La Fallaci was full of rage and passion. Passion is a diminished word these days, routinely appended by politicians to dreary boilerplate about prescription drugs for seniors or some such. But she was bursting with it. Fiercely beautiful well into her cancer-ravaged old age, she had that careless sensuality that anglophone womanhood can rarely carry off. She didn’t subscribe to the old aphrodisiac-of-power clichés; on the contrary, she often found alpha males one big zzzzzzzz, and great men had the vague sensation their “apparatus” was withering under her gaze. Castro was smelly, and Arafat was a blowsy old queen—“a massive trunk, huge hips … red and fleshy lips.”
Still, she regarded an interview as “coitus,” and she didn’t always mean it metaphorically. Two days after interviewing Alekos Panagoulis, a briefly fashionable revolutionary who’d attempted to assassinate the Greek leader Papadopoulos, Fallaci became his lover. When their turbulent relationship ended with his death in a car crash, rumored to have been politically engineered, Fallaci wrote a book—A Man (1979)—that few other credible journalists could have gotten away with.

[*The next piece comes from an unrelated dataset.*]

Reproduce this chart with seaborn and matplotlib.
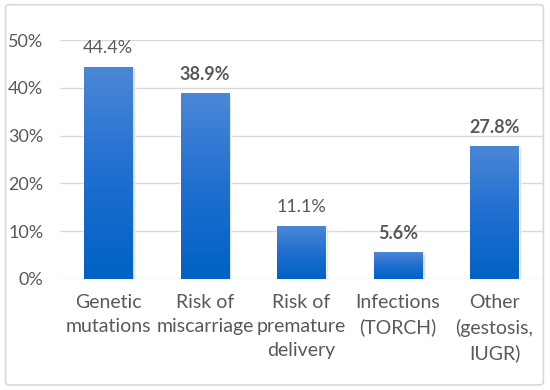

One would have been only mildly surprised had her interview with Ayatollah Khomeini followed the same trajectory. After traveling to Qom and cooling her heels for ten days waiting for him to agree to see her, she was ushered—barefoot and wearing a chador—into his presence—and found what she subsequently described as the most handsome old man she’d ever met. In his own way, Khomeini must have dug the crazy Italian chick. The meeting was terminated when she tore off “this stupid medieval rag” and hurled her chador to the floor, but he agreed to finish the interview a day or two later.